2009 Portland GSA Annual Meeting (18-21 October 2009)

Paper No. 5
Presentation Time: 9:05 AM

EVALUATING THE ORIGIN OF COLUMBIA RIVER BASALTS: INSIGHTS FROM MINERAL SCALE ISOTOPE VARIATIONS


RAMOS, Frank C.1, WOLFF, John2, TOLLSTRUP, Darren L.3 and STARKEL, William A.2, (1)Geological Sciences, New Mexico State University, Box 30001, MSC 3AB, Las Cruces, NM 88003, (2)School of Earth & Environmental Sciences, Washington State University, Pullman, WA 99164, (3)Earth and Marine Sciences, University of California Davis, Davis, CA 95616, framos@nmsu.edu

Mineral scale isotopic variations have been invaluable in identifying and constraining petrogenetic process affecting the Columbia River Basalt Group (CRBG). Plagioclase crystals in early-erupted Imnaha basalts retain a range of 87Sr/86Sr signatures (0.7038 to >0.7060) that suggest plume-related magma resided in crust located east of or along the eastern margin of the North American craton.
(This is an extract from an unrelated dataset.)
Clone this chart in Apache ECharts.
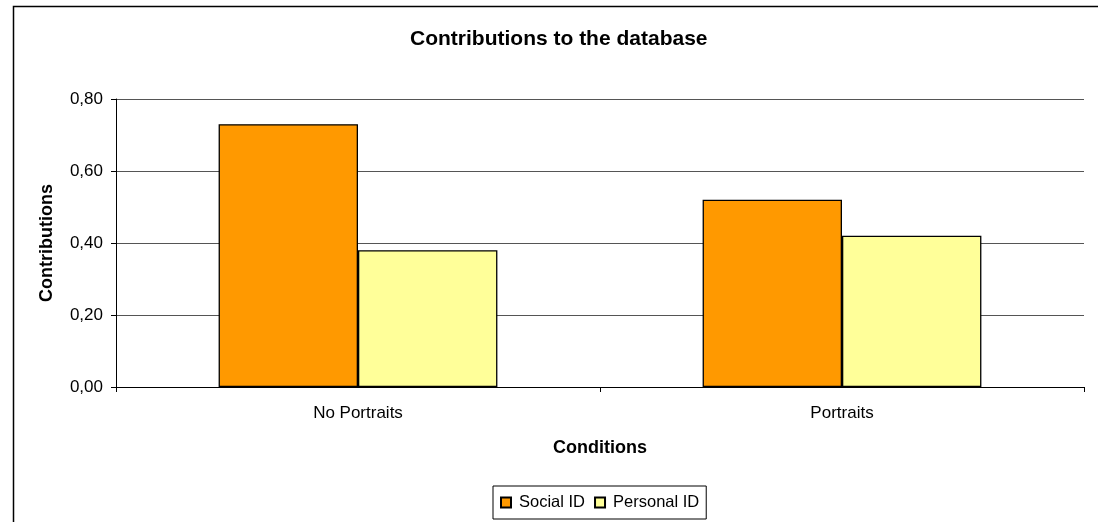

Emplacement of Imnaha-related dikes heated local country rocks to the point where mineral components, such as individual plagioclase crystals, could crystallize in a range of magmas reflecting a continuum from uncontaminated to substantially contaminated compositions existing at fine-scales. These fine-scale magma variations allowed for a range of plagioclase 87Sr/86Sr ratios to be inherited while retaining relatively limited variations in An contents. Similar plagioclase 87Sr/86Sr variations are observed in later-erupted Grande Ronde basaltic andesite and Wanapum basalt. Crystal isotope profiles range from constant higher ratios (vs. host groundmass) seen from core to rim, which are consistent with crystal growth in fine-scale magma/crustal mixtures, to 87Sr/86Sr ratios which increase from core to rim in which rim 87Sr/86Sr signatures are in near equilibrium with host groundmass. In these cases however, magmas retain generally higher 87Sr/86Sr consistent with greater overall amounts of crustal assimilation affecting the magma as a whole. Crystals from lavas of the latest-erupted Saddle Mountains retain a dramatic range of isotope variations. 87Sr/86Sr profiles include those with constant ratios from core to rim with groundmass 87Sr/86Sr that is both higher and lower, ratios which range from low 87Sr/86Sr in cores to high 87Sr/86Sr in rims, which presumably result from progressive contamination by radiogenic crust during growth, and ratios in which 87Sr/86Sr decreases towards rims, consistent with probable recharge during crystal growth. Overall, in situ 87Sr/86Sr ratios are consistent with plagioclase growth in fine-scale magma/cratonic crust mixtures early in the history of CRGB eruptions (Imnaha) while continued heating of crust promoted greater, large-scale crustal involvement in products of later eruptions (Grande Ronde, Wanapum, and Saddle Mountains).